Q: I was planning on buying a small, highly specialized Internet retail business, but I don’t like the idea of paying the 12 times after-tax earnings that the business would sell for. Wouldn’t I be better off starting from scratch than giving away the first 3 to 12 years’ profit?
A: Probably not. An up-and-running business showing any profits means that they have established customers, marketing avenues, and sales momentum. If you put the energy and talent that it takes to start a new business into improving an existing business, you should be able to dramatically increase earnings and recoup your purchase price very quickly. Furthermore, being a specialized Internet business, it probably has excellent growth potential. The 12 times earnings doesn’t sound unreasonable for this kind of business. If growth is strong, the price could even be low.
The key question beyond what the growth rate is: How vulnerable is this business to competitors? Are giant, low-margin online retailers like Amazon chipping away at their market share? Do they have loyal repeat customers or do they have to spend advertising money to attract every single customer, and then only get a onetime sale? What are the barriers to entry? These are just some of the questions I would try to answer.
Q: Can I assume that, like people selling a house, business sellers never expect to get the asking price, but something fairly close to it?
A: Most people selling a business have a very inflated idea of what it is worth, and this view is often reflected in the asking price. Few small businesses sell for anywhere near the asking price, and selling prices at half or even less are quite common. This is especially true when hard assets, such as real estate, are not a major factor. Remember, a business is a much less liquid asset than a house is. In other words, relatively few people are interested in buying a particular type, size, and location of business. So it’s not uncommon for small businesses to sell for only two-thirds or even half of the initial asking price.
Q: How much can I rely on information provided by a business broker?
A: Basically, not at all! The broker makes money only if the sale goes through, and this is almost always in the form of a commission. So, the higher price you pay, the more money the broker makes. More important, the broker’s source of information is typically the seller! A business broker is typically working for the seller, and his or her primary obligation and work is geared to extracting as high a price as possible from the buyer.
Q: I am close to making an offer on a profitable small service business. The business is only 14 months old, but the owner is selling because he is pursuing a terrific opportunity in an unrelated field. What do you think?
A: Don’t do it. When you purchase a business, other than hard assets, you are buying goodwill and forward momentum from an established pattern of doing business. Even if the business really is profitable, the owner couldn’t have created much goodwill or developed an established market position in such a short period of time. Furthermore, I’d always worry about the real reason the business is being sold so quickly—if the new opportunity looks terrific to the seller, then his current business, obviously, looks less terrific. In addition, with a service business, you need to ascertain how much of the business’s success has been due to the personal characteristics or contacts of the proprietor.
Q: I am negotiating to buy a packaging company. Should I be concerned that after the deal is consummated, the seller may start a competing business?
A: Absolutely! An aggressive person can regain market position overnight in a new business through personal contacts, industry reputation, and market knowledge.

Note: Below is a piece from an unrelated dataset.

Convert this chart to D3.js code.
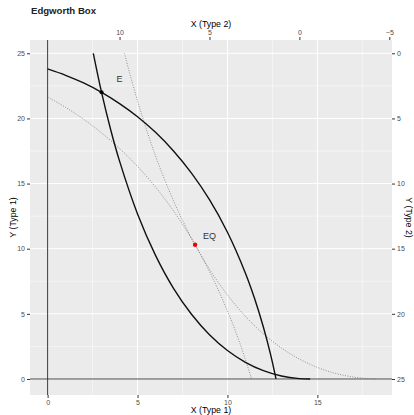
<!DOCTYPE html>
<html>
<head>
<meta charset="utf-8">
<script src="https://cdn.jsdelivr.net/npm/d3@7"></script>
<style>
  body { margin: 0; background: #fff; }
  svg { font-family: "Liberation Sans", Arial, sans-serif; }
</style>
</head>
<body>
<div id="chart"></div>
<script>
// box size (type 2 axes are measured from the opposite corner)
const boxX = 14;
const boxY = 25;

// points, [x, y] in type 1 coordinates
const icType1E = [[2.54, 25], [3, 22], [3.5, 19.17], [4, 16.72], [5, 12.67], [6, 9.49], [7, 6.96], [8, 4.97],
  [9, 3.4], [10, 2.19], [11, 1.28], [12, 0.64], [13, 0.23], [14, 0.03], [14.6, 0]];
const icType2E = [[0, 23.8], [1, 23.31], [2, 22.72], [3, 22], [4, 21.14], [5, 20.13], [6, 18.93], [7, 17.5],
  [8, 15.8], [9, 13.76], [10, 11.26], [11, 8.12], [11.5, 6.21], [12, 3.97], [12.4, 1.87], [12.7, 0]];
const icType1EQ = [[4.27, 25], [5, 21.33], [6, 17.13], [7, 13.68], [8, 10.81], [9, 8.43], [10, 6.45], [11, 4.81],
  [12, 3.46], [13, 2.38], [14, 1.53], [15, 0.89], [16, 0.43], [17, 0.15], [18, 0.01], [18.3, 0]];
const icType2EQ = [[0, 21.64], [1, 20.85], [2, 19.94], [3, 18.89], [4, 17.69], [5, 16.32], [6, 14.73], [7, 12.9],
  [8, 10.77], [9, 8.25], [10, 5.23], [10.5, 3.47], [11, 1.49], [11.34, 0]];

const endowment = { x: 3, y: 22, label: 'E' };
const equilibrium = { x: 8.2, y: 10.3, label: 'EQ' };

// tick values
const xTicks1 = [0, 5, 10, 15];
const yTicks1 = [0, 5, 10, 15, 20, 25];
const xTicks2 = [10, 5, 0, -5];
const yTicks2 = [0, 5, 10, 15, 20, 25];
const xMinor = [2.5, 7.5, 12.5, 17.5];
const yMinor = [2.5, 7.5, 12.5, 17.5, 22.5];

const width = 414;
const height = 415;
const panel = { left: 30, right: 392, top: 40, bottom: 395 };

const svg = d3.select('#chart')
  .append('svg')
  .attr('width', width)
  .attr('height', height);

// scales
const x = d3.scaleLinear().domain([-0.98, 19.15]).range([panel.left, panel.right]);
const y = d3.scaleLinear().domain([-1.23, 26.02]).range([panel.bottom, panel.top]);
const x2 = d3.scaleLinear().domain([boxX + 0.98, boxX - 19.15]).range([panel.left, panel.right]);
const y2 = d3.scaleLinear().domain([boxY + 1.23, boxY - 26.02]).range([panel.bottom, panel.top]);

// panel background + grid
svg.append('rect')
  .attr('x', panel.left).attr('y', panel.top)
  .attr('width', panel.right - panel.left).attr('height', panel.bottom - panel.top)
  .attr('fill', '#ebebeb');

const grid = svg.append('g').attr('stroke', '#fff');
grid.selectAll('.vmin').data(xMinor).join('line')
  .attr('x1', d => x(d)).attr('x2', d => x(d)).attr('y1', panel.top).attr('y2', panel.bottom)
  .attr('stroke-width', 0.5);
grid.selectAll('.hmin').data(yMinor).join('line')
  .attr('y1', d => y(d)).attr('y2', d => y(d)).attr('x1', panel.left).attr('x2', panel.right)
  .attr('stroke-width', 0.5);
grid.selectAll('.vmaj').data(xTicks1).join('line')
  .attr('x1', d => x(d)).attr('x2', d => x(d)).attr('y1', panel.top).attr('y2', panel.bottom)
  .attr('stroke-width', 1);
grid.selectAll('.hmaj').data(yTicks1).join('line')
  .attr('y1', d => y(d)).attr('y2', d => y(d)).attr('x1', panel.left).attr('x2', panel.right)
  .attr('stroke-width', 1);

// origin lines
svg.append('line')
  .attr('x1', x(0)).attr('x2', x(0)).attr('y1', panel.top).attr('y2', panel.bottom)
  .attr('stroke', '#222').attr('stroke-width', 0.9);
svg.append('line')
  .attr('x1', panel.left).attr('x2', panel.right).attr('y1', y(0)).attr('y2', y(0))
  .attr('stroke', '#333').attr('stroke-width', 0.9);

// indifference curves
const line = d3.line().x(d => x(d[0])).y(d => y(d[1])).curve(d3.curveCatmullRom);

[icType1EQ, icType2EQ].forEach(pts => {
  svg.append('path').attr('d', line(pts))
    .attr('fill', 'none').attr('stroke', '#777').attr('stroke-width', 0.8)
    .attr('stroke-dasharray', '1,1.5');
});
[icType1E, icType2E].forEach(pts => {
  svg.append('path').attr('d', line(pts))
    .attr('fill', 'none').attr('stroke', '#111').attr('stroke-width', 1.4);
});

// points and labels
svg.append('circle').attr('cx', x(endowment.x)).attr('cy', y(endowment.y)).attr('r', 2).attr('fill', '#000');
svg.append('circle').attr('cx', x(equilibrium.x)).attr('cy', y(equilibrium.y)).attr('r', 2.2).attr('fill', '#e00');
svg.append('text').attr('x', x(endowment.x + 1)).attr('y', y(endowment.y + 1)).attr('dy', '0.35em')
  .attr('text-anchor', 'middle').attr('font-size', 9).attr('fill', '#333').text(endowment.label);
svg.append('text').attr('x', x(equilibrium.x + 0.8)).attr('y', y(equilibrium.y + 0.7)).attr('dy', '0.35em')
  .attr('text-anchor', 'middle').attr('font-size', 9).attr('fill', '#333').text(equilibrium.label);

// axes
function styleAxis(g) {
  g.select('.domain').remove();
  g.selectAll('.tick line').attr('stroke', '#333');
  g.selectAll('.tick text').attr('fill', '#4d4d4d').attr('font-size', 7);
}

svg.append('g').attr('transform', `translate(0,${panel.bottom})`)
  .call(d3.axisBottom(x).tickValues(xTicks1).tickSize(3).tickPadding(2))
  .call(styleAxis);
svg.append('g').attr('transform', `translate(${panel.left},0)`)
  .call(d3.axisLeft(y).tickValues(yTicks1).tickSize(3).tickPadding(2))
  .call(styleAxis);
svg.append('g').attr('transform', `translate(0,${panel.top})`)
  .call(d3.axisTop(x2).tickValues(xTicks2).tickSize(3).tickPadding(2))
  .call(styleAxis);
svg.append('g').attr('transform', `translate(${panel.right},0)`)
  .call(d3.axisRight(y2).tickValues(yTicks2).tickSize(3).tickPadding(2))
  .call(styleAxis);

// titles
const cx = (panel.left + panel.right) / 2;
const cy = (panel.top + panel.bottom) / 2;
svg.append('text').attr('x', 31).attr('y', 14).attr('font-size', 9.6).attr('font-weight', 'bold')
  .attr('fill', '#222').text('Edgworth Box');
svg.append('text').attr('x', cx).attr('y', 27).attr('text-anchor', 'middle').attr('font-size', 8.8).attr('fill', '#000').text('X (Type 2)');
svg.append('text').attr('x', cx).attr('y', 413).attr('text-anchor', 'middle').attr('font-size', 8.8).attr('fill', '#000').text('X (Type 1)');
svg.append('text').attr('transform', `translate(16,${cy}) rotate(-90)`).attr('text-anchor', 'middle')
  .attr('font-size', 8.8).attr('fill', '#000').text('Y (Type 1)');
svg.append('text').attr('transform', `translate(405.5,${cy}) rotate(90)`).attr('text-anchor', 'middle')
  .attr('font-size', 8.8).attr('fill', '#000').text('Y (Type 2)');
</script>
</body>
</html>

You should at least have the seller agree to sign a noncompete clause. If you are really concerned, you should also consider paying for the business in partial payments over a period of time.
After I negotiated to purchase Careers and the MBA, a recruitment magazine from the Harvard Business School, a former licensee announced that it was going to compete with me despite a noncompete agreement. I persuaded Harvard Business School to pay the related legal fees and retain title during my first year of operation to ensure the validity of the noncompete agreement. The former licensee did eventually start a directly competing magazine, but waited until after the noncompete period was over, and by that time I was firmly established.
When the former licensee started to compete with me, I launched a new magazine, a recruitment magazine for engineers, to compete with their primary existing business. Eventually, I gained the upper hand in both businesses, and I later added another magazine and sold the whole group of magazines to Stanley Kaplan, a subsidiary of the Washington Post Company.